*Recorded data:*
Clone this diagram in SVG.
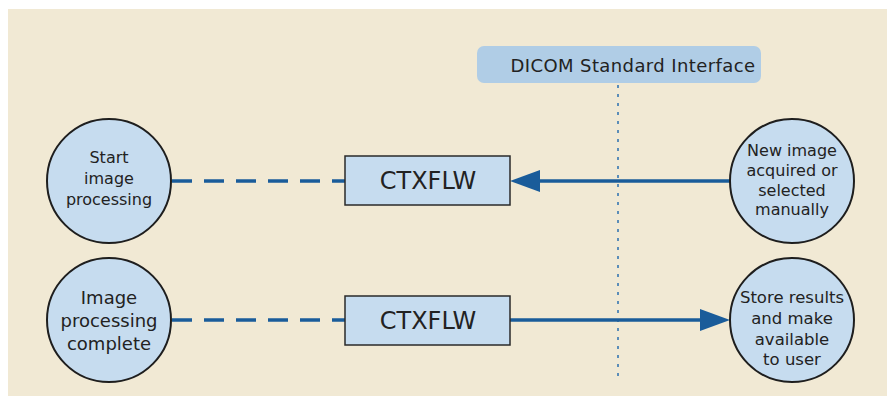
<svg xmlns="http://www.w3.org/2000/svg" width="887" height="396" viewBox="0 0 887 396">
<defs>
<style>
.bg{fill:#f1e9d4}
.node circle{fill:#c6dcef;stroke:#1e1e1e;stroke-width:2}
.box rect{fill:#c6dcef;stroke:#2a2a2a;stroke-width:1.5}
text{font-family:"DejaVu Sans","Liberation Sans",sans-serif;fill:#222;text-anchor:middle}
.dash{stroke:#1a5c9a;stroke-width:3.5;stroke-dasharray:20 12;fill:none}
.solid{stroke:#1a5c9a;stroke-width:3.5;fill:none}
.dot{stroke:#5b8db8;stroke-width:2;stroke-dasharray:3 6;fill:none}
</style>
</defs>
<rect class="bg" x="8" y="9" width="879" height="387"/>
<g id="dicom">
<rect x="477" y="46" width="284" height="37" rx="7" fill="#b0cde6"/>
<text x="633" y="72" font-size="18" letter-spacing="0.4">DICOM Standard Interface</text>
</g>
<g id="connectors">
<line class="dot" x1="618" y1="85" x2="618" y2="382"/>
<line class="dash" x1="172" y1="181" x2="345" y2="181"/>
<line class="dash" x1="172" y1="320" x2="345" y2="320"/>
<line class="solid" x1="730" y1="181" x2="538" y2="181"/>
<path d="M510,181 L540,170 L540,192 Z" fill="#1a5c9a"/>
<line class="solid" x1="510" y1="320" x2="702" y2="320"/>
<path d="M730,320 L700,309 L700,331 Z" fill="#1a5c9a"/>
</g>
<g id="start" class="node">
<circle cx="109" cy="181" r="62"/>
<text font-size="16"><tspan x="109" y="163">Start</tspan><tspan x="109" y="184">image</tspan><tspan x="109" y="205">processing</tspan></text>
</g>
<g id="complete" class="node">
<circle cx="109" cy="320" r="62"/>
<text font-size="18"><tspan x="109" y="304">Image</tspan><tspan x="109" y="327">processing</tspan><tspan x="109" y="350">complete</tspan></text>
</g>
<g id="newimage" class="node">
<circle cx="792" cy="181" r="62"/>
<text font-size="16"><tspan x="792" y="156">New image</tspan><tspan x="792" y="176">acquired or</tspan><tspan x="792" y="196">selected</tspan><tspan x="792" y="215">manually</tspan></text>
</g>
<g id="store" class="node">
<circle cx="792" cy="320" r="62"/>
<text font-size="16.5"><tspan x="792" y="303">Store results</tspan><tspan x="792" y="324">and make</tspan><tspan x="792" y="345">available</tspan><tspan x="792" y="365">to user</tspan></text>
</g>
<g id="ctx1" class="box">
<rect x="345" y="156" width="165" height="49"/>
<text x="428" y="189" font-size="24">CTXFLW</text>
</g>
<g id="ctx2" class="box">
<rect x="345" y="296" width="165" height="49"/>
<text x="428" y="329" font-size="24">CTXFLW</text>
</g>
</svg>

*Task goal:*
Reproduce the material above in full and without alteration, but skip all pictures.

*Exercise response:*
Clone this diagram in SVG.
<svg xmlns="http://www.w3.org/2000/svg" width="887" height="396" viewBox="0 0 887 396">
<defs>
<style>
.bg{fill:#f1e9d4}
.node circle{fill:#c6dcef;stroke:#1e1e1e;stroke-width:2}
.box rect{fill:#c6dcef;stroke:#2a2a2a;stroke-width:1.5}
text{font-family:"DejaVu Sans","Liberation Sans",sans-serif;fill:#222;text-anchor:middle}
.dash{stroke:#1a5c9a;stroke-width:3.5;stroke-dasharray:20 12;fill:none}
.solid{stroke:#1a5c9a;stroke-width:3.5;fill:none}
.dot{stroke:#5b8db8;stroke-width:2;stroke-dasharray:3 6;fill:none}
</style>
</defs>
<rect class="bg" x="8" y="9" width="879" height="387"/>
<g id="dicom">
<rect x="477" y="46" width="284" height="37" rx="7" fill="#b0cde6"/>
<text x="633" y="72" font-size="18" letter-spacing="0.4">DICOM Standard Interface</text>
</g>
<g id="connectors">
<line class="dot" x1="618" y1="85" x2="618" y2="382"/>
<line class="dash" x1="172" y1="181" x2="345" y2="181"/>
<line class="dash" x1="172" y1="320" x2="345" y2="320"/>
<line class="solid" x1="730" y1="181" x2="538" y2="181"/>
<path d="M510,181 L540,170 L540,192 Z" fill="#1a5c9a"/>
<line class="solid" x1="510" y1="320" x2="702" y2="320"/>
<path d="M730,320 L700,309 L700,331 Z" fill="#1a5c9a"/>
</g>
<g id="start" class="node">
<circle cx="109" cy="181" r="62"/>
<text font-size="16"><tspan x="109" y="163">Start</tspan><tspan x="109" y="184">image</tspan><tspan x="109" y="205">processing</tspan></text>
</g>
<g id="complete" class="node">
<circle cx="109" cy="320" r="62"/>
<text font-size="18"><tspan x="109" y="304">Image</tspan><tspan x="109" y="327">processing</tspan><tspan x="109" y="350">complete</tspan></text>
</g>
<g id="newimage" class="node">
<circle cx="792" cy="181" r="62"/>
<text font-size="16"><tspan x="792" y="156">New image</tspan><tspan x="792" y="176">acquired or</tspan><tspan x="792" y="196">selected</tspan><tspan x="792" y="215">manually</tspan></text>
</g>
<g id="store" class="node">
<circle cx="792" cy="320" r="62"/>
<text font-size="16.5"><tspan x="792" y="303">Store results</tspan><tspan x="792" y="324">and make</tspan><tspan x="792" y="345">available</tspan><tspan x="792" y="365">to user</tspan></text>
</g>
<g id="ctx1" class="box">
<rect x="345" y="156" width="165" height="49"/>
<text x="428" y="189" font-size="24">CTXFLW</text>
</g>
<g id="ctx2" class="box">
<rect x="345" y="296" width="165" height="49"/>
<text x="428" y="329" font-size="24">CTXFLW</text>
</g>
</svg>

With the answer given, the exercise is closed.